If you have decided to buy a house, you should consider the property tax in the county, states where you want to live. The desirability of living in a particular state can vary based on individual preference, lifestyle, and various factor. You should consider property taxes when buying a house is essential for several reasons:
- Financial Planning
- Property Taxes are recurring expenses that can significantly impact your overall housing cost. You should know that the tax amount allows you to plan your budget more accurately. You can comfortably afford the home.

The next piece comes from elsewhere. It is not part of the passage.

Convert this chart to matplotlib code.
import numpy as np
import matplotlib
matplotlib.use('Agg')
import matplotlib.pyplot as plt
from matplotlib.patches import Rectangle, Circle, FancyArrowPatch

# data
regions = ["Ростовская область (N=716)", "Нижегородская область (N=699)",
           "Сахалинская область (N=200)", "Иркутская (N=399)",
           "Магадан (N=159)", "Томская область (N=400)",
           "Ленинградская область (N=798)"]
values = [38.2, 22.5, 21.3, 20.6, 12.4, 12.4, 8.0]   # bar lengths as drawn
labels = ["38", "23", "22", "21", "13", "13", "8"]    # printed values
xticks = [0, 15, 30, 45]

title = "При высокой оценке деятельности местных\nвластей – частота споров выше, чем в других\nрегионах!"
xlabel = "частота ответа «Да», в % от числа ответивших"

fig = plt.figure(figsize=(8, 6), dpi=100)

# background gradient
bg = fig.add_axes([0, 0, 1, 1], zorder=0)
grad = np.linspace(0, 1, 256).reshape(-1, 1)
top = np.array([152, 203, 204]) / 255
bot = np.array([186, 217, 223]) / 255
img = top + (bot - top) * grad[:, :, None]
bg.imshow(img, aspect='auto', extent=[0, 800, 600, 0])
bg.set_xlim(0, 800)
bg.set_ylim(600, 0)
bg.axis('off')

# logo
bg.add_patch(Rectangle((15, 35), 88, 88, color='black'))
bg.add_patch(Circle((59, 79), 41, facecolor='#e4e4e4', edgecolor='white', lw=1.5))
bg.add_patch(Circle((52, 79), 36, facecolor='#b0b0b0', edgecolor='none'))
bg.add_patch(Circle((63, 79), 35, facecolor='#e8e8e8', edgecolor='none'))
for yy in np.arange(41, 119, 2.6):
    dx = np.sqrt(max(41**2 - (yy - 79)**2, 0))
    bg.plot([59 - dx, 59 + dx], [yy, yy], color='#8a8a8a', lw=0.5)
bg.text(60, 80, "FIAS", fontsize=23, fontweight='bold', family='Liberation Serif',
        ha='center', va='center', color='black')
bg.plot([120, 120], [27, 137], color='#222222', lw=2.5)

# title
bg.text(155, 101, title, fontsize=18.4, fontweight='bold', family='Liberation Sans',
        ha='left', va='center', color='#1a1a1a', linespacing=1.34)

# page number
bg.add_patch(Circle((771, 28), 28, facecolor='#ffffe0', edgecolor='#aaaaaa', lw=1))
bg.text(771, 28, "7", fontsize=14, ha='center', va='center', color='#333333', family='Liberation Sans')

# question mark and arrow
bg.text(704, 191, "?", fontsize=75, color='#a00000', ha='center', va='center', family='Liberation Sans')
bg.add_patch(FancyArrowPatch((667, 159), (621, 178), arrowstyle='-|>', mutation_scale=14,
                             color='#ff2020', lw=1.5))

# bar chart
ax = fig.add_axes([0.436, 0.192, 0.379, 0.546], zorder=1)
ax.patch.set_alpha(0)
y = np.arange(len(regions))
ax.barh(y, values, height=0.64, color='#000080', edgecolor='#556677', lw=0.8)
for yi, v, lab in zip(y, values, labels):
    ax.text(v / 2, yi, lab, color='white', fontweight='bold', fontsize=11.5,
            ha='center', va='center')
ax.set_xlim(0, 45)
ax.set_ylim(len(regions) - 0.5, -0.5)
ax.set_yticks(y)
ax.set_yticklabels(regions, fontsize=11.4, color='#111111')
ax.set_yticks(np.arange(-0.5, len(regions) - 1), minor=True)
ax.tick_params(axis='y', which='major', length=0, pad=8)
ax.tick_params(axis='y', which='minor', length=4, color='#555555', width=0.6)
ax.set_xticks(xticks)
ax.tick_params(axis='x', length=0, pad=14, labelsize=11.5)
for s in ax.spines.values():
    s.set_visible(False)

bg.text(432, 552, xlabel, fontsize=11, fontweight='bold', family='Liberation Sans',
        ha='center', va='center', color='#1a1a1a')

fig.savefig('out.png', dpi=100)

- Affordability Assessment
- Lenders often consider property taxes when evaluating your loan eligibility. Higher property taxes might affect the amount you could borrow or the type of loan you qualify for.
- Operating Costs
- Property taxes contribute to the overall cost of owning and maintaining the property. Understanding these costs would help you assess if the house fits within your long-term financial plans.
- Local Government Services
- Property taxes fund local government services such as schools, roads, public safety, and community facilities. To assess the property tax helps you understand the level of services you could expect in the area.
- Market Analysis
- Property taxes could vary widely based on location. Analyzing property tax rates across different areas allows you to make informed decisions about where to buy, considering the total cost of ownership.
- Investment Potential
- Property taxes affect the return on investment(ROI) for real estate. Higher property taxes might impact your potential rental income or real value, influencing your investment strategy.
- Tax Deduction
- In some reasons, property taxes are tax-deductible. Understanding the tax implications allows you to assess the potential tax benefits of homeownership.
- Future Tax Increases
- Being aware of past property tax tends and potential future increases helps you anticipate how your property taxes might change over time, aiding in long-term financial planning.

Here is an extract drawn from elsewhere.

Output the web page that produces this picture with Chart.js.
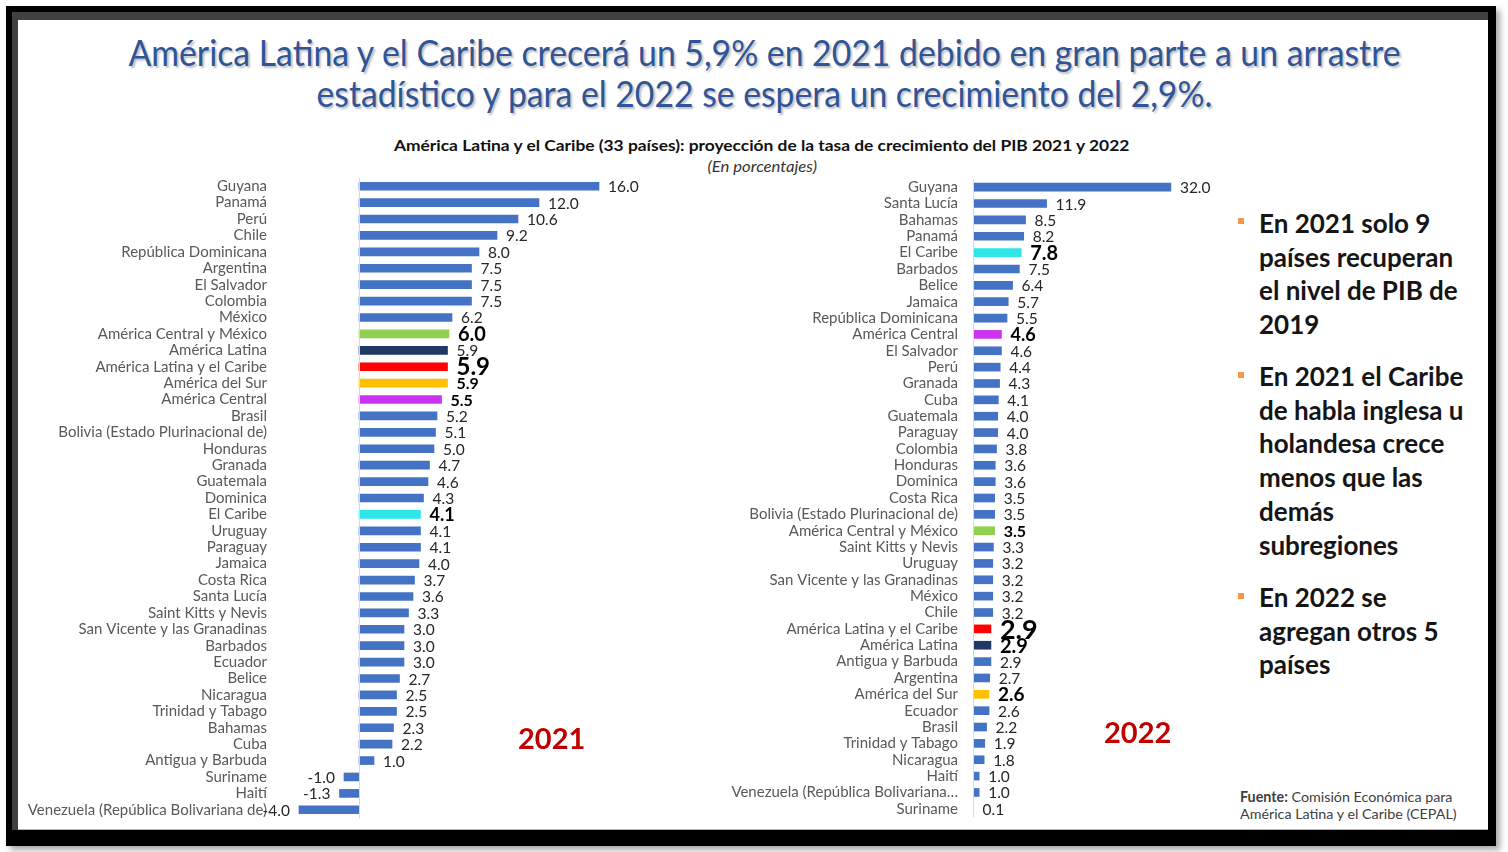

In summary, factoring in property taxes is crucial for evaluating the affordability, financial implications, and investment potential of a property. It ensures you make an informed decision aligned with your financial goals and capabilities.
Compare property tax by state in the U.S
The relationship between property tax and a house or real estate is that property tax is a tax imposed by the government on the value of a property you own, which includes houses or real estate. This tax is typically levied by local governments, such as municipalities or counties, and the revenue generated from property taxes is used to fund various public services and infrastructure projects within that local area.
When you own a house or real estate, you are required to pay property taxes to the local government based on the assessed value of your property. The assessed value is determined by the local tax assessor’s office and is usually based on factors such as the property’s location, size, features, and overall market value.
Property taxes are important for funding essential public services like schools, police and fire departments, road maintenance, public parks, and other community projects. The tax rate is typically expressed as a percentage of the assessed value of the property. The higher the property’s value, the higher the property tax you will be required to pay.
It’s important for property owners to be aware of property tax rates in their area and budget for these taxes accordingly. Failure to pay property taxes can lead to penalties, interest, and even the possibility of losing ownership of the property through a tax sale or foreclosure.